We get asked quite often if any of the product uses analog volume pot, which lead us to think that people have a wrong idea about the performance or fit of analog volume pot in a digital (or mixed design).
I know many of you are expert in audio so please correct me if I stated incorrectly from what I have learned from our engineer.
In a traditional pure analog design, the best performance is switch resistor network for volume control but it is very expensive.
Next is a high quality volume pot (just like a network of resistors, you turn the pot to change the resistance which attenuates the volume). But volume pot is non linear and has balance issue at low volume.
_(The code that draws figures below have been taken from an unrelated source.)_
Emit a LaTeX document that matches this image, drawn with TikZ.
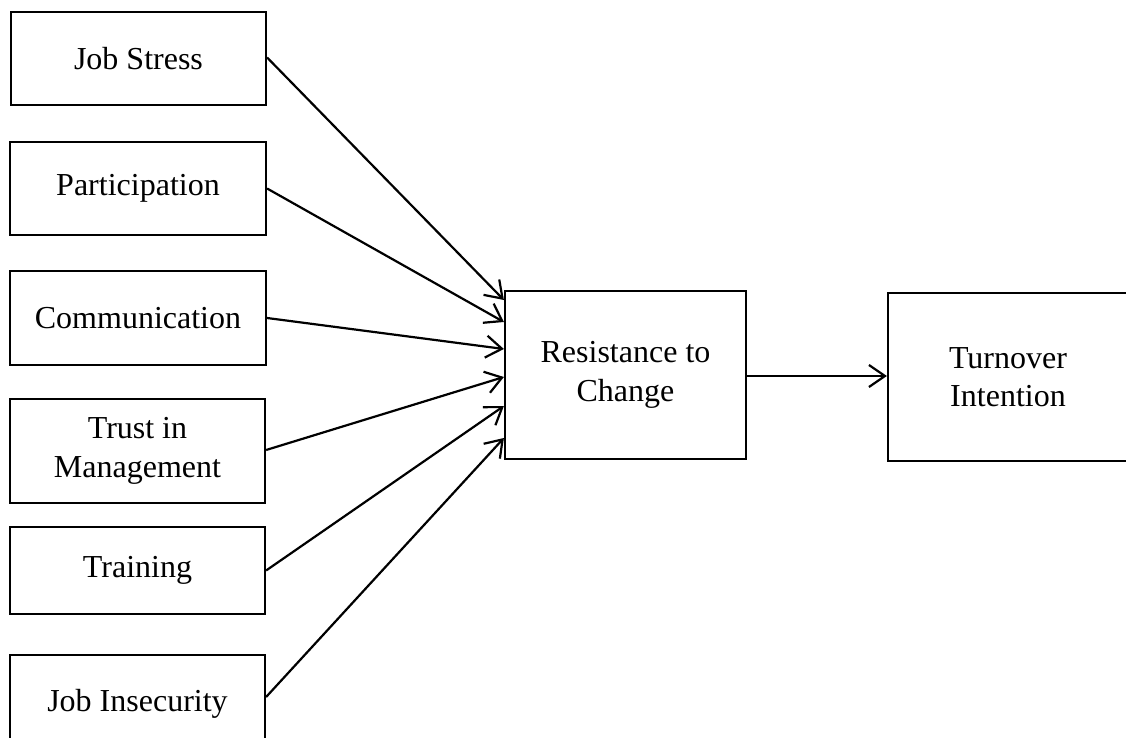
\documentclass[tikz,border=0pt]{standalone}
\usepackage{fontspec}
\setmainfont{Liberation Serif}
\usetikzlibrary{arrows.meta,calc}
\begin{document}
\begin{tikzpicture}[x=1pt,y=-1pt,
  box/.style={draw,line width=2.2pt,rectangle,inner sep=0pt,align=center,
    font=\fontsize{32}{38.4}\selectfont},
  conn/.style={line width=2.2pt,-{Straight Barb[length=16pt,width=22pt,line width=2.2pt]}}]
\useasboundingbox (0,0) rectangle (1126,738);
\clip (0,0) rectangle (1126,738);
\node[box,minimum width=255pt,minimum height=93pt] (js) at (138.5,58.5) {Job Stress};
\node[box,minimum width=256pt,minimum height=93pt] (pa) at (138,188.5) {\raisebox{-3pt}{Participation}};
\node[box,minimum width=256pt,minimum height=94pt] (co) at (138,318) {Communication};
\node[box,minimum width=255pt,minimum height=104pt] (tm) at (137.5,451) {Trust in\\Management};
\node[box,minimum width=255pt,minimum height=87pt] (tn) at (137.5,570.5) {Training};
\node[box,minimum width=255pt,minimum height=98pt] (ji) at (137.5,704) {Job Insecurity};
\node[box,minimum width=241pt,minimum height=168pt] (rc) at (625.5,375) {Resistance to\\Change};
\node[box,minimum width=240pt,minimum height=168pt] (ti) at (1008,377) {Turnover\\Intention};
\draw[conn] ($(js.east)+(0,-1)$) -- ($(rc.west)+(0,-75)$);
\draw[conn] (pa.east) -- ($(rc.west)+(0,-53)$);
\draw[conn] (co.east) -- ($(rc.west)+(0,-26)$);
\draw[conn] ($(tm.east)+(0,-1)$) -- ($(rc.west)+(0,2)$);
\draw[conn] (tn.east) -- ($(rc.west)+(0,31)$);
\draw[conn] ($(ji.east)+(0,-7)$) -- ($(rc.west)+(0,63)$);
\draw[conn] ($(rc.east)+(0,1)$) -- ($(rc.east -| ti.west)+(0,1)$);
\end{tikzpicture}
\end{document}
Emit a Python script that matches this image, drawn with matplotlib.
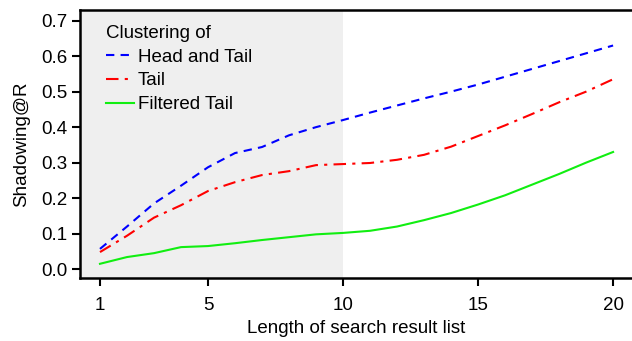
import matplotlib
matplotlib.use("Agg")
import matplotlib.pyplot as plt

plt.rcParams['font.family'] = ['Liberation Sans', 'DejaVu Sans']

# Data
lengths = list(range(1, 21))
head_and_tail = [0.057, 0.12, 0.185, 0.235, 0.287, 0.327, 0.344, 0.377, 0.40, 0.42,
                 0.441, 0.461, 0.481, 0.50, 0.52, 0.542, 0.564, 0.586, 0.608, 0.63]
tail = [0.048, 0.094, 0.145, 0.18, 0.22, 0.245, 0.265, 0.276, 0.293, 0.296,
        0.299, 0.308, 0.322, 0.345, 0.375, 0.405, 0.437, 0.47, 0.50, 0.535]
filtered_tail = [0.015, 0.034, 0.045, 0.062, 0.065, 0.073, 0.082, 0.09, 0.098, 0.102,
                 0.108, 0.12, 0.138, 0.158, 0.182, 0.208, 0.238, 0.268, 0.30, 0.33]
x_ticks = [1, 5, 10, 15, 20]
y_ticks = [0.0, 0.1, 0.2, 0.3, 0.4, 0.5, 0.6, 0.7]

fig = plt.figure(figsize=(6.32, 3.41), dpi=100)
ax = fig.add_axes([80 / 632, 63 / 341, 1 - 80 / 632, 268 / 341])

xmin, xmax = 0.26, 20.7
ax.axvspan(xmin, 10, color='#efefef', lw=0, zorder=0)

ax.plot(lengths, head_and_tail, color='#0000ff', lw=1.5, dashes=(4, 3), label='Head and Tail')
ax.plot(lengths, tail, color='#ff0000', lw=1.5, dashes=(6, 3, 1.5, 3), label='Tail')
ax.plot(lengths, filtered_tail, color='#11ee11', lw=1.5, label='Filtered Tail')

ax.set_xlim(xmin, xmax)
ax.set_ylim(-0.025, 0.73)
ax.set_xticks(x_ticks)
ax.set_yticks(y_ticks)
ax.set_yticklabels([f"{v:.1f}" for v in y_ticks])
ax.tick_params(labelsize=13.5, length=6, width=1.5, direction='out')
ax.tick_params(axis='x', pad=8)
ax.tick_params(axis='y', pad=3)

for side in ['left', 'bottom', 'top']:
    ax.spines[side].set_linewidth(1.8)
ax.spines['right'].set_visible(False)

ax.set_xlabel('Length of search result list', fontsize=13.5, labelpad=4)
ax.set_ylabel('Shadowing@R', fontsize=13.5, labelpad=8)

leg = ax.legend(title='Clustering of', loc='upper left', frameon=False, fontsize=13.5,
                title_fontsize=13.5, alignment='left', handlelength=1.5, handletextpad=0.2,
                labelspacing=0.35, borderaxespad=0.4, bbox_to_anchor=(0.02, 1.0))

fig.savefig('out.png', dpi=100)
Some DACs do not have volume control built in, so you have no choice but to do it at the analog output. We try to avoid that. Fortunately the top DAC chips have volume control, which make sense because it is best to adjust the volume in the digital domain for digital signals.
DAC-9 and DAC-10* both have analog inputs and without A2D conversion. So we use mixed analog and digital volume control design.
The digital volume control of 0.5db steps are sent to the DAC for the best possible volume control.
The analog output from the DAC and the analog inputs from other source then go through a switch resistor network.
For the DAC's output, it just get switched "straight through" with minimum resistance. For analog inputs, the switch resistor network provides the best possible volume control. The digital volume control from the front panel manages how to switch the analog resistor network.